Model class your entity class maps to
- If you want to use a class supported by our entity pre-labeling but under a custom class name, you can map your custom name to the entity name supported by the pre-labeling model. For example, if you want to use the PERSON entity but have Human as the class name, you can just enter Human as the Entity name and select PERSON from the The model class your entity class maps to dropdown and we'll map it for you.

Entity pre-labeling

The super.AI NER project type supports pre-labeling of entities. The entities in the table below are recognized by our pre-labeling model. You can set any of these as the model class that your entity maps to when designing your project and they will automatically be labeled before your text is sent to our human labelers. The names and descriptions come from OntoNotes 5.0.

Entity	Description
PERSON	People, including fictional characters
NORP	Nationalities or religious or political groups
FAC	Buildings, airports, highways, bridges, etc.
ORG	Companies, agencies, institutions, etc.
GPE	Countries, cities, states, etc.
LOC	Non-GPE locations, e.g., mountain ranges and bodies of water
PRODUCT	Objects, vehicles, foods, etc. (not services)
EVENT	Named battles, wars, sports events, hurricanes, etc.
WORK_OF_ART	Titles of books, songs, etc.
LAW	Named documents made into laws
LANGUAGE	Any named language
DATE	Absolute (e.g., `July 4, 2010`) or relative (e.g., `two weeks ago`) dates or periods
TIME	Times shorter than a day
PERCENT	Percentage, including `%`
MONEY	Monetary values, including unit
QUANTITY	Measurements, as of weight or distance
ORDINAL	Numbers of order, e.g., `first`, `second`, etc.
CARDINAL	Numerals that do not fall under another type

Custom entity recognition

Define a search pattern (a text string or regex pattern) that you want consistently labeled with a specified entity name throughout any text you submit to us for labeling. You must also state whether the search pattern is an exact string or a regex pattern.
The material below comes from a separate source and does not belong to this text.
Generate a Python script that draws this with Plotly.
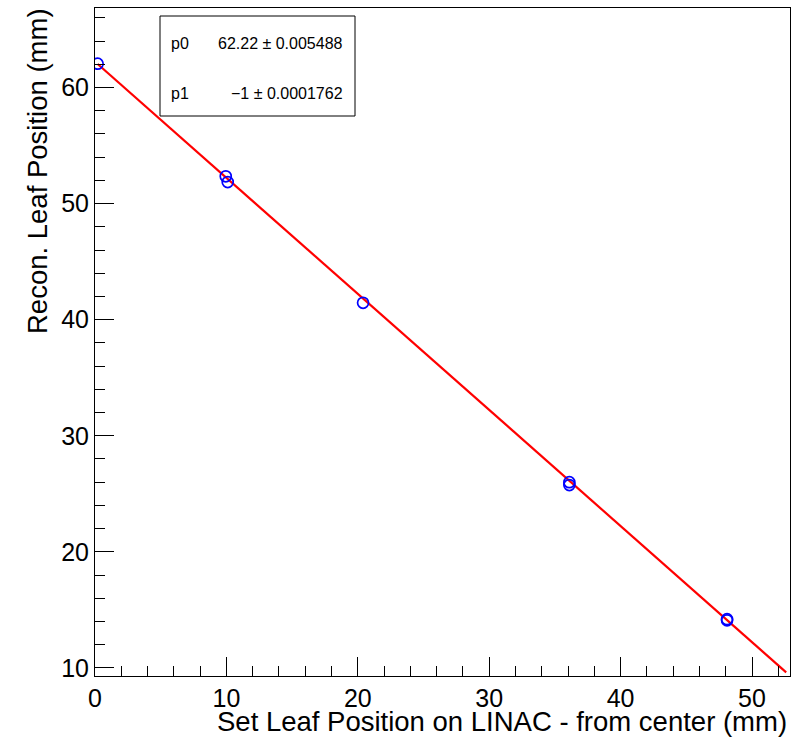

For example, if your text frequently features the name George Orwell you can set that as a search pattern along with the entity name PERSON, as in this screenshot:

If you don’t have any custom rules to apply, click the ‘x’ in the top right to remove the field.
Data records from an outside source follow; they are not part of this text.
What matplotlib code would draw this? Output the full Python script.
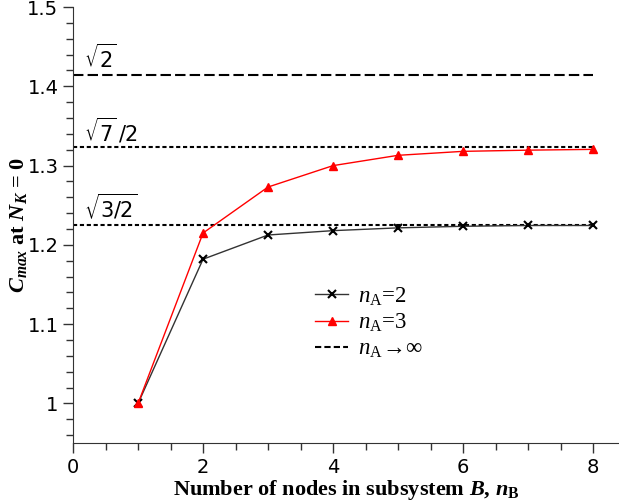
import matplotlib
matplotlib.use("Agg")
import matplotlib.pyplot as plt
from matplotlib.ticker import MultipleLocator, FuncFormatter
from matplotlib.lines import Line2D
import numpy as np

plt.rcParams['mathtext.fontset'] = 'custom'
plt.rcParams['mathtext.rm'] = 'Liberation Serif'
plt.rcParams['mathtext.it'] = 'Liberation Serif:italic'
plt.rcParams['mathtext.bf'] = 'Liberation Serif:bold'
plt.rcParams['mathtext.bfit'] = 'Liberation Serif:bold:italic'

nB = [1, 2, 3, 4, 5, 6, 7, 8]
c_nA2 = [1.0, 1.182, 1.2125, 1.218, 1.2215, 1.2235, 1.2245, 1.2245]
c_nA3 = [1.0, 1.215, 1.273, 1.300, 1.313, 1.318, 1.3195, 1.3205]
limits = [np.sqrt(2), np.sqrt(7) / 2, np.sqrt(3 / 2)]
limit_labels = [r'$\sqrt{2}$', r'$\sqrt{7}\,/2$', r'$\sqrt{3/2}$']
limit_label_y = [1.436, 1.344, 1.249]
legend_labels = [r'$n_\mathrm{A}$=2', r'$n_\mathrm{A}$=3', r'$n_\mathrm{A}\!\rightarrow\!\infty$']

fig = plt.figure(figsize=(6.19, 5.03), dpi=100)
ax = fig.add_axes([0.118, 0.119, 0.882, 0.867])

# limit lines
ax.plot([0, 8], [limits[0]] * 2, color='black', lw=1.5, ls=(0, (5, 2)))
ax.plot([0, 8], [limits[1]] * 2, color='black', lw=1.5, ls=(0, (2, 1.3)))
ax.plot([0, 8], [limits[2]] * 2, color='black', lw=1.5, ls=(0, (2, 1.3)))
for lab, ly in zip(limit_labels, limit_label_y):
    ax.text(0.17, ly, lab, fontsize=15, math_fontfamily='dejavusans',
            ha='left', va='center')

l2, = ax.plot(nB, c_nA2, color='#333333', lw=1.0, marker='x', ms=6,
              mec='black', mew=1.5)
l3, = ax.plot(nB, c_nA3, color='red', lw=1.0, marker='^', ms=6,
              mec='red', mfc='red')
linf = Line2D([], [], color='black', lw=1.5, ls=(0, (3, 1.5)))

leg = ax.legend([l2, l3, linf], legend_labels, loc='upper left',
                bbox_to_anchor=(0.443, 0.362), frameon=False,
                borderaxespad=0, borderpad=0,
                prop={'family': 'Liberation Serif', 'size': 16.5},
                handlelength=1.45, handletextpad=0.45, labelspacing=0.2)

ax.set_xlim(0, 8.4)
ax.set_ylim(0.95, 1.5)
ax.spines['top'].set_visible(False)
ax.spines['right'].set_visible(False)
ax.spines['left'].set_bounds(0.95, 1.5)
for s in ['left', 'bottom']:
    ax.spines[s].set_color('#333333')
ax.xaxis.set_major_locator(MultipleLocator(2))
ax.xaxis.set_minor_locator(MultipleLocator(0.5))
ax.yaxis.set_major_locator(MultipleLocator(0.1))
ax.yaxis.set_minor_locator(MultipleLocator(0.02))
ax.yaxis.set_major_formatter(FuncFormatter(lambda v, p: f'{v:.1f}'.rstrip('0').rstrip('.')))
ax.tick_params(which='major', length=7, width=1, labelsize=14, color='#333333')
ax.tick_params(which='minor', length=5, width=1, color='#333333')
for t in ax.get_xticklabels() + ax.get_yticklabels():
    t.set_fontfamily('DejaVu Sans')

ax.set_xlabel(r'Number of nodes in subsystem $\mathbfit{B}$, $\mathbfit{n}_\mathbf{B}$',
              fontfamily='Liberation Serif', fontweight='bold', fontsize=16, labelpad=1)
ax.set_ylabel(r'$\mathbfit{C}_{\mathbfit{max}}$ at $\mathbfit{N}_{\mathbfit{K}}$ = 0',
              fontfamily='Liberation Serif', fontweight='bold', fontsize=16)
ax.yaxis.set_label_coords(-0.08, 0.5)

fig.savefig('out.png', dpi=100)
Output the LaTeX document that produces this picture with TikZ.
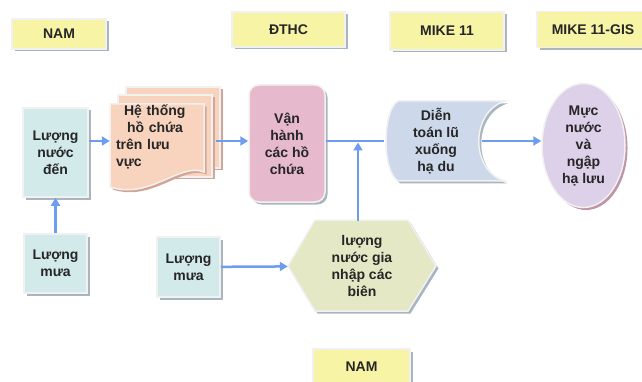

Parts of speech to exclude

You can exclude any part-of-speech (POS) tag from labeling out of the options in the table below. You can find detailed explanations of each on the Universal Dependencies website.

Entities that contain masked parts of speech can still be labeled when at least one of the words that comprise the entity is not a masked part of speech. For example, if you enable POS tag masking for ADJ, you can still label Del the Funky Homosapien as PERSON, even though Funky is an adjective.

Part of speech	Examples
Adjective	big, old, green, African, incomprehensible, first
Adposition	in, to, during
Adverb	very, well, exactly, tomorrow, up, down, how, now
Auxiliary	has (done), will (do), was (done), should (do), is (a teacher)
Coordinating conjunction	and, or, but
Determiner	a, an, the, this
Interjection	psst, ouch, bravo, hello
Noun	girl, cat, tree, air, beauty
Numeral	1, 2020, one, seventy-seven, II, MMXIV
Particle	’s, not, let’s, may you
Pronoun	I, you, he, myself, themselves, who, nobody
Proper noun	Mary, John, London, NATO, HBO
Punctuation	., (, ), ?
Subordinating conjunction	that, if, while
Symbol	$, %, §, ©, +, −, ×, ÷, =, <, >, :), ♥‿♥, 😝
Verb	run, eat, runs, ate, running, eating
Other	xfgh pdl jklw

Task granularity

These two settings let you define how labelers received your input data and how they label it.

Entity classes per task

Define whether labelers have to label all entities in the text as a single task or each labeler only labels one entity class per task. If your text input is quite dense with entities, it's better to select Separate tasks for each top-level entity.

Utterances per task

This lets you set the length of the dialogue users will label by limiting it to a certain number of utterances. We will break the input text up into chunks of this size to send to labelers.